つまり、( ) the aid ( ) which a blind man gropes his way. というカタマリは( ) the aid ( ) which と a blind man gropes his way.とに分けられる、ということが理解できなければなりません。
関係代名詞の解説で僕が言ったことを思い出して下さい。関係代名詞は二つの文をつなぐ方法の一つだと教えられてきましたが、それはミスリーディングですね。むしろ代名詞としての働きの方が重要だと言いました。先行詞を代入することを忘れない!ということです。
そこで、( ) the aid ( ) which a blind man gropes his way.の部分は「杖」の説明だったことを思い出して下さい。そこで which に a stick を代入します。 ( ) the aid ( ) a stickとなります。同時に a blind man gropes his way.の意味を考えます。意味と形は同時進行!です。「盲目の人が手探りで進む」には「杖の助け」が必要だ。だから「杖の助けによって」の意味だから(by)the aid(of)whichとなるはずだ、と考えればよいのです。
語順訳は「こどもが意識的に使う最初の名前は、杖にたとえられる。どんな杖かというとね、その杖の助けによって、盲目の人が手探りで進む時の、あの杖のことだよ」となります。この語順訳の中には「杖」ということばが4回出てきます。これこそが関係代名詞が代名詞たるゆえんなのです。
前にも言いましたが、感覚的には次のような感じです。ジョギングしている途中、踏切にさしかかり、遮断機が下りてきます。そこで走るのをやめて立ち止まるのではなく、その場で足踏みをします。遮断機が上がると再び走り始めるという、あの感覚です。わかってもらえたでしょうか。
ところで、「この文章の構造は分かったけれど、なんだか意味がいまいちわからないなあ」「こどもが意識的に使う最初の名前が、盲目の人の杖と一体どんな関係があるんだろう」と考えている人もいるでしょうね。
それは僕たちが世界をどのように認識していくかということに関係しています。生まれて1年間くらいは、赤ちゃんにとっては、世界は未分化のままです。つまり自分と自分を取り巻く世界の区別がついていません。

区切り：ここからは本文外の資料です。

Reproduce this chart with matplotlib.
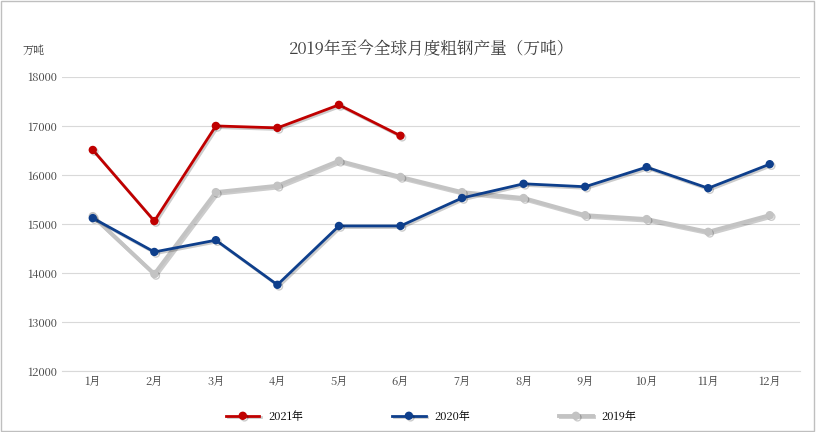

ヘレン・ケラーが「water!」と叫ぶシーンは感動的ですね。それは自分と外の世界が分化された瞬間なのです。つまり、モノに名前をつけることによって、自分と世界が区別され、自分という認識の主体が立ちあがるのです。それは盲目の人が杖によってモノの存在を認識することに似ていますね。これがこの文章の意味です。語学的理解に精神的・文化的理解がともなって初めて、文の意味は確定されるのです。
最後に、僕は10月7日のブログ、
「映画『ROOM』・人は世界とどう向き合うのか」の中でこのことに触れています。
http://oitamiraijuku.jugem.jp/?eid=246
第7問の解説をしようと思ったときに、この映画を思い出したのです。
狭い「部屋」に閉じ込められていたこどもが、朝起きると部屋の中にある「モノ」一つ一つの「名前」を呼び、それに「おはよう」とあいさつするシーンでこの映画は始まります。それは世界認識の最初の場面です。
そして現実の世界に直面したとき、主人公のこどもは「scared!」と叫びます。現実の世界に直面することは、本質的に怖いことなのです。しかし、僕たちはことばの力によって、幽閉された世界から脱出することができます。さらに自分のことばをもつことによって、孤独からも解放されるのです。